MS STEPHEN-SMITH: I thank Mr Cocks for the supplementary question. I feel very honoured to have received his first question in his time in this place, though I hope he comes up with better questions in the future.
This is a key question that was addressed at the wellbeing symposium that was hosted by Canberra Health Services Monday afternoon and evening. I listened to almost the whole of the symposium—multi-tasking of course—and there was a real conversation around how you talk about the distress that our healthcare workers are experiencing. On the one hand, we absolutely need to recognise the distress that people are experiencing with the level of short-staffing and the concerns that they are expressing. On the other hand, if you ramp it up and you keep talking about it and you keep telling people how terrible it is, it is actually not good for them. It is not good for the culture to do that.

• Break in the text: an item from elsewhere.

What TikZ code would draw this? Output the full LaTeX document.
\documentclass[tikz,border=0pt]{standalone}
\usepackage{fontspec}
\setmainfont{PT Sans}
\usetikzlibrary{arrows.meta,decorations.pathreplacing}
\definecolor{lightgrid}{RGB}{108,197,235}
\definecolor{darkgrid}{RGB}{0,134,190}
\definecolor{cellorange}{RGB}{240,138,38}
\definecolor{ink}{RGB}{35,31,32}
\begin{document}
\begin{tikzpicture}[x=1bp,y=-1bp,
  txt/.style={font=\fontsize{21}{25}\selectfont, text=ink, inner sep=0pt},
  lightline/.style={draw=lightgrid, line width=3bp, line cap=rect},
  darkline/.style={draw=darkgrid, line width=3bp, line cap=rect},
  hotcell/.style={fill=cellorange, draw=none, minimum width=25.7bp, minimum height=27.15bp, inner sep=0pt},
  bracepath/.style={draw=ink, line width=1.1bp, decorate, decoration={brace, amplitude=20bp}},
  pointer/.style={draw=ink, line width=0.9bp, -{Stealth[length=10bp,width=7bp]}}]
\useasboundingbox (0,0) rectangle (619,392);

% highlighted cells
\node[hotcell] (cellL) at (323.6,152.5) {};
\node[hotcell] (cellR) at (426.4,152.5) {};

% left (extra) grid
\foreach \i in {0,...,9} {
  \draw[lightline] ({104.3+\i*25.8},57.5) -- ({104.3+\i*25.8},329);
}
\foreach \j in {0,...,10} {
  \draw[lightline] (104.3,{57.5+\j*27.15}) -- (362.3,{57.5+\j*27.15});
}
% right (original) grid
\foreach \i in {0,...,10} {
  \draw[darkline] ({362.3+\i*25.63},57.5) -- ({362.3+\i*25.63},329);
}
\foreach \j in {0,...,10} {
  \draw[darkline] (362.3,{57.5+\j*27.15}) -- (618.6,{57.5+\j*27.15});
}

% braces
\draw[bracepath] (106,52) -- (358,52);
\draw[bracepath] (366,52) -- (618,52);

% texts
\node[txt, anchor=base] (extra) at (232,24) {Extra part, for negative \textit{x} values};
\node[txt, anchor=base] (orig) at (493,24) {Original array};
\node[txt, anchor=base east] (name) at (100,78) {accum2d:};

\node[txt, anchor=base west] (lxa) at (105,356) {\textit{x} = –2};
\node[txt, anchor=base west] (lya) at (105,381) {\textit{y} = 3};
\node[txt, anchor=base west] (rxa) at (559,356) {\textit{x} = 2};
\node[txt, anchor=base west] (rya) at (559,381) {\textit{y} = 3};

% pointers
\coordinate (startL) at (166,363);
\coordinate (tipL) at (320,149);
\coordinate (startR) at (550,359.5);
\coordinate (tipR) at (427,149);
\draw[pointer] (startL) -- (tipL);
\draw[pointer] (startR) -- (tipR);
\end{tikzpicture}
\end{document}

This is a really difficult balance, and it is a conversation that we have often. I have regularly been on radio and been in this place recognising the distress that our staff have experienced and the very high workload that they have been under—as has every health workforce, every hospital and every healthcare system across the country. But using the type of terminology that Ms Castley regularly uses, and Mr Cocks used in his question, about nurses regularly being terrified is not actually helpful.
Mr Hanson: Madam Speaker, I raise a point of order. The minister is having a debate about what sort of language the opposition should use. That is hardly relevant to the debate. All of the language that the opposition has used is a direct quote from a nurse that has been in the media. It is not made-up stuff. I would ask that the minister be relevant to the supplementary question.
MADAM SPEAKER: Mr Hanson, she is being relevant.
Mr Hanson: No; debate on the opposition’s style of asking a question—
MADAM SPEAKER: The question was around how to recruit and retain, and she has referenced the symposium on the issue of staff support—and the time has expired.
Canberra Hospital—Fetal Medicine Unit accreditation
MS CASTLEY: My question is to the Minister for Health. Minister, we have received representations regarding the status of the Fetal Medicine Unit at Canberra Hospital. Those reports have indicated that the Fetal Medicine Unit has not currently passed its accreditation for training, and that medical staff are leaving because they cannot complete accredited training in Canberra. Minister, will you provide the Assembly with confirmation of the current status of accreditation for training at the Fetal Medicine Unit in the Canberra Hospital?